Both boundary lines count: repeat, exactly and alone, the lines from the one containing "Output the web" to the one containing "const hydroPassing = [82.4, 61.3, 37.7, 19.4, 15.2, 10.6];", with pictures left out.

### INPUT DATA:
────────────────────────────────────────

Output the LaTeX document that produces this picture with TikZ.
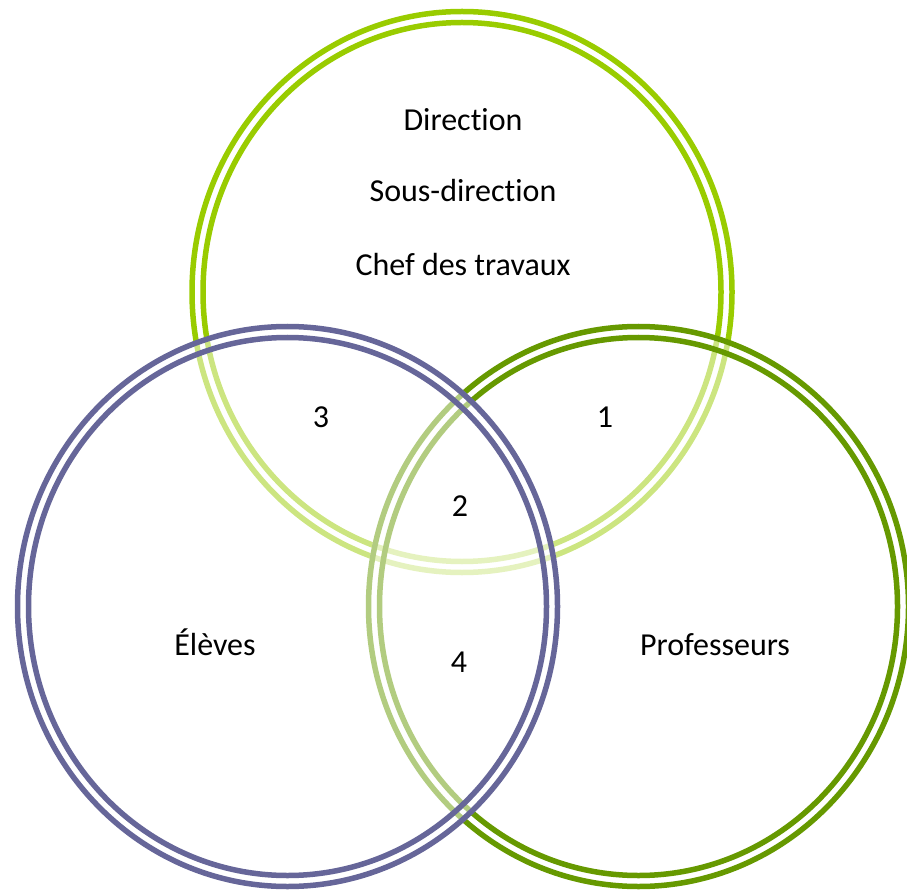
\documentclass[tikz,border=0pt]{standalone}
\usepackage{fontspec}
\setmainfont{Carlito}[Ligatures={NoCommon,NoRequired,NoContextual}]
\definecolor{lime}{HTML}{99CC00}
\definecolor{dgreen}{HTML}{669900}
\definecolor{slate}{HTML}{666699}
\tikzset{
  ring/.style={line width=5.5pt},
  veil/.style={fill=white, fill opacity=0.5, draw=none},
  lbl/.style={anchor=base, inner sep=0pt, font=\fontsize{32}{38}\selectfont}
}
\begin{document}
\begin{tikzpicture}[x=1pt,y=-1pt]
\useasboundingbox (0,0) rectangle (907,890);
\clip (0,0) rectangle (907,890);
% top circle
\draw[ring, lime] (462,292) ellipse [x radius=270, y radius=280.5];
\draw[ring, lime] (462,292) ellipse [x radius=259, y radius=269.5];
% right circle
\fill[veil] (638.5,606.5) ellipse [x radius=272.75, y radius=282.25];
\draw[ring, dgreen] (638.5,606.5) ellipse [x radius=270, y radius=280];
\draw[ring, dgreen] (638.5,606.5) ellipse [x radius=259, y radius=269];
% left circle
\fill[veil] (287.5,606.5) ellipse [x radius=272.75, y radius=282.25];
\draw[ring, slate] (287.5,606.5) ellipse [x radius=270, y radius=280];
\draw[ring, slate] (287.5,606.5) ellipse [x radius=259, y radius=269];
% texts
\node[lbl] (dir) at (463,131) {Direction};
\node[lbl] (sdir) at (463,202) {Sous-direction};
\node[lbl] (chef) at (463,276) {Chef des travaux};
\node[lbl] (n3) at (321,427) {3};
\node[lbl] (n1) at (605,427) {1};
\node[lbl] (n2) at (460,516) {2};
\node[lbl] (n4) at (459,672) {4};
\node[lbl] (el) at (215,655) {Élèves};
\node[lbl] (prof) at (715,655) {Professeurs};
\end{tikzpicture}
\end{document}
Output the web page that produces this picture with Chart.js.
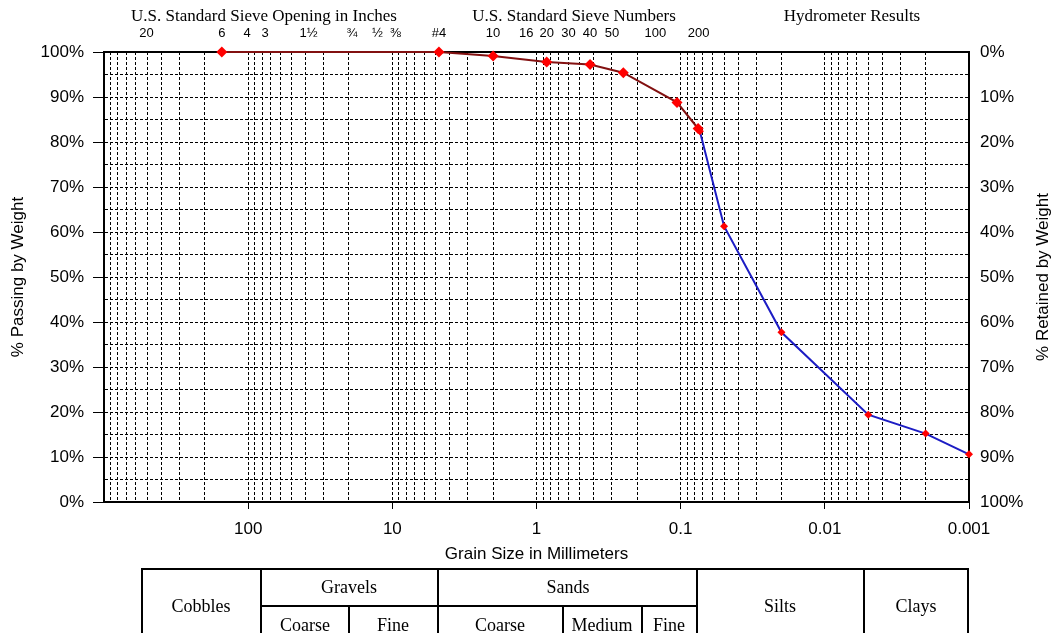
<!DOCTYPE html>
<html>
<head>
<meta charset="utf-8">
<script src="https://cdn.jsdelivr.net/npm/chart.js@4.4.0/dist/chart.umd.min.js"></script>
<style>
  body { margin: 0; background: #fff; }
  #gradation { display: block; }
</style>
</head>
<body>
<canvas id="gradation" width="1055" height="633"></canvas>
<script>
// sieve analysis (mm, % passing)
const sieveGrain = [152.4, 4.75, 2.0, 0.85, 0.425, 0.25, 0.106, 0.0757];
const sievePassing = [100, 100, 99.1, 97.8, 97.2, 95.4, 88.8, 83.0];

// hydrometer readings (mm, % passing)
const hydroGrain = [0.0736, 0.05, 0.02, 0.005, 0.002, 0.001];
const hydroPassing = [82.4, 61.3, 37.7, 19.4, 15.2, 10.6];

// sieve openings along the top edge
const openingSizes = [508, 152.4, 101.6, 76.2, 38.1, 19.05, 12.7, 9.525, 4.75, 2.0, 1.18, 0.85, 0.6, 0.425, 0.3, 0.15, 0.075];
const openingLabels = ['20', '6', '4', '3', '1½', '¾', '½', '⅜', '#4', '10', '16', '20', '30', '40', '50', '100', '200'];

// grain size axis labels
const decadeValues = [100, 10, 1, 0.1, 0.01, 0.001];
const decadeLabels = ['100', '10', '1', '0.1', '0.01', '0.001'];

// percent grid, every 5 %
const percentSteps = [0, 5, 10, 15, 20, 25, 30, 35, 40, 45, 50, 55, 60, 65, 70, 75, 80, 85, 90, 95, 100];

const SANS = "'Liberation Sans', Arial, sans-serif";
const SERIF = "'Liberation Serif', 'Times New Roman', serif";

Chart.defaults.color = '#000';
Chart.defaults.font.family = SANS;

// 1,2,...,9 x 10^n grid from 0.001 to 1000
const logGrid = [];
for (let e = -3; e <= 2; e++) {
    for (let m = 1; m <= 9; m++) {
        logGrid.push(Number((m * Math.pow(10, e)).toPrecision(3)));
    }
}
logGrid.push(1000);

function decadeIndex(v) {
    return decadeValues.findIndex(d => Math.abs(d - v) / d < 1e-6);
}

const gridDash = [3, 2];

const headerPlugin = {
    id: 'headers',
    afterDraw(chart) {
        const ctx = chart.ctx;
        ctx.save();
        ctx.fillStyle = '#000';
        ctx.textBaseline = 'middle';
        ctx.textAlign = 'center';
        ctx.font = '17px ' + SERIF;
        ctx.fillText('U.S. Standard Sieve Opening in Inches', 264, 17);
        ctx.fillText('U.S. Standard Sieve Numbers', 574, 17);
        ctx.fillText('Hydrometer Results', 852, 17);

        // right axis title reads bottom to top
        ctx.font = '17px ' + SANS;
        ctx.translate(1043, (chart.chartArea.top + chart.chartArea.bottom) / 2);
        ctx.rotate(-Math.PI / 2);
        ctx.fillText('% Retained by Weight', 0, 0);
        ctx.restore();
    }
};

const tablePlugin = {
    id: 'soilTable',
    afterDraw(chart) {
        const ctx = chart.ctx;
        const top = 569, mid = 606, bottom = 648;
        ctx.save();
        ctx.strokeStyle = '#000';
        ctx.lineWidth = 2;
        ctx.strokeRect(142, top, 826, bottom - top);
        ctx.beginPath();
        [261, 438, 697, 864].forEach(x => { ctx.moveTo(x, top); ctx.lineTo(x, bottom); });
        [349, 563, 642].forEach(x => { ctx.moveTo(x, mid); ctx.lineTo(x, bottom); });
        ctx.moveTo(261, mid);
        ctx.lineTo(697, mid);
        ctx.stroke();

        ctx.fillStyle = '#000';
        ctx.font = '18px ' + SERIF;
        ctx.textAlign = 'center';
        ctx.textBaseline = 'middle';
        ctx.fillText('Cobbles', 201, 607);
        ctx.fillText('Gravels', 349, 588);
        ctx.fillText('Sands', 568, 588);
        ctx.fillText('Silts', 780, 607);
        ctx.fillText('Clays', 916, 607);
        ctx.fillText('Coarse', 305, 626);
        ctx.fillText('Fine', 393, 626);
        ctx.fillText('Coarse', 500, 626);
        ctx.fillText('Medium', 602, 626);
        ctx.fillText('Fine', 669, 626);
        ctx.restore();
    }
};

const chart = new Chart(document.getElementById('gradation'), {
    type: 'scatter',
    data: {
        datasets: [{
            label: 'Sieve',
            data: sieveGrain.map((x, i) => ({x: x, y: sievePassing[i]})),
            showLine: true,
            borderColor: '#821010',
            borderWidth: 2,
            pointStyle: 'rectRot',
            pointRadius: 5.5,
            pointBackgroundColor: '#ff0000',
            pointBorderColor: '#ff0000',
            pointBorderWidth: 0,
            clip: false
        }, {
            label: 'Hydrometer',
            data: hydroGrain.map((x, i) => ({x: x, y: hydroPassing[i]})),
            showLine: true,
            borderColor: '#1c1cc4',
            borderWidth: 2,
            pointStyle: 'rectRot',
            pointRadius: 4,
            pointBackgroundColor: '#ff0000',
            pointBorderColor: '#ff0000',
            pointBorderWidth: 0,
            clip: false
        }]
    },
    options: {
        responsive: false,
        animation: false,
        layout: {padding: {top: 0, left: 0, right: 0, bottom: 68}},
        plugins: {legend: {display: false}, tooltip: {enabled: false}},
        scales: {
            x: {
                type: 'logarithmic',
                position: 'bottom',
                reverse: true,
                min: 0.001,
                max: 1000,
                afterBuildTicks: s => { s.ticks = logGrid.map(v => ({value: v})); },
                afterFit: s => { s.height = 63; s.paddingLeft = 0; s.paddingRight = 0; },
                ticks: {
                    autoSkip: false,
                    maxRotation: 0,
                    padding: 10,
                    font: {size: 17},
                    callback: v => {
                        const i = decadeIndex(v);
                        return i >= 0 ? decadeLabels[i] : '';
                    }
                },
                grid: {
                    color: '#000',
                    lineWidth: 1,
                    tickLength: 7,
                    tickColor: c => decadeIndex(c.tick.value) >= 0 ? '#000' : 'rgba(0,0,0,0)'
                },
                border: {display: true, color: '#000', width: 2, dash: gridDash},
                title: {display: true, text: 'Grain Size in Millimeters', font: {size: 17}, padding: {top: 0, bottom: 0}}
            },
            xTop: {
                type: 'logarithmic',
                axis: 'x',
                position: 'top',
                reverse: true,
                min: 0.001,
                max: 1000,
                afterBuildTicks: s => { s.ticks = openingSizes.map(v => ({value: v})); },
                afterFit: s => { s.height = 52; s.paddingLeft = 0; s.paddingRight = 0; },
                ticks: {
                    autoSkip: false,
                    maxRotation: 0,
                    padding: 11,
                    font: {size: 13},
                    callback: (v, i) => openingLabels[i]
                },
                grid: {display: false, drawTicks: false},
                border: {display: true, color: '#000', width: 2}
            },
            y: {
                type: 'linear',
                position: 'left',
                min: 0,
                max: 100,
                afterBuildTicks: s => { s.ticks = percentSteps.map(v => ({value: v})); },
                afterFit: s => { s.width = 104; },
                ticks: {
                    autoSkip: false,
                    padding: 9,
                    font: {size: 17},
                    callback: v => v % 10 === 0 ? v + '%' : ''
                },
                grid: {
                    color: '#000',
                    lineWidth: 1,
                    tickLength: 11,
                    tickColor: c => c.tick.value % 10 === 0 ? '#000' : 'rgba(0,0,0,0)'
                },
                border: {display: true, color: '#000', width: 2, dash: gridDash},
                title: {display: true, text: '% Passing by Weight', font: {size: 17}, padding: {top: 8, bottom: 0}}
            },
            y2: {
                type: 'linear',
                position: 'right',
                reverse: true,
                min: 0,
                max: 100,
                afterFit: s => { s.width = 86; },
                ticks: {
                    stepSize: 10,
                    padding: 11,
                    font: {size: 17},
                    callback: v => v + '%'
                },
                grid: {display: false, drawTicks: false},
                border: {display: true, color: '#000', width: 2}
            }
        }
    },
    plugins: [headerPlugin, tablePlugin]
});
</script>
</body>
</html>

────────────────────────────────────────

### ANSWER TO THE TASK:
Output the web page that produces this picture with Chart.js.
<!DOCTYPE html>
<html>
<head>
<meta charset="utf-8">
<script src="https://cdn.jsdelivr.net/npm/chart.js@4.4.0/dist/chart.umd.min.js"></script>
<style>
  body { margin: 0; background: #fff; }
  #gradation { display: block; }
</style>
</head>
<body>
<canvas id="gradation" width="1055" height="633"></canvas>
<script>
// sieve analysis (mm, % passing)
const sieveGrain = [152.4, 4.75, 2.0, 0.85, 0.425, 0.25, 0.106, 0.0757];
const sievePassing = [100, 100, 99.1, 97.8, 97.2, 95.4, 88.8, 83.0];

// hydrometer readings (mm, % passing)
const hydroGrain = [0.0736, 0.05, 0.02, 0.005, 0.002, 0.001];
const hydroPassing = [82.4, 61.3, 37.7, 19.4, 15.2, 10.6];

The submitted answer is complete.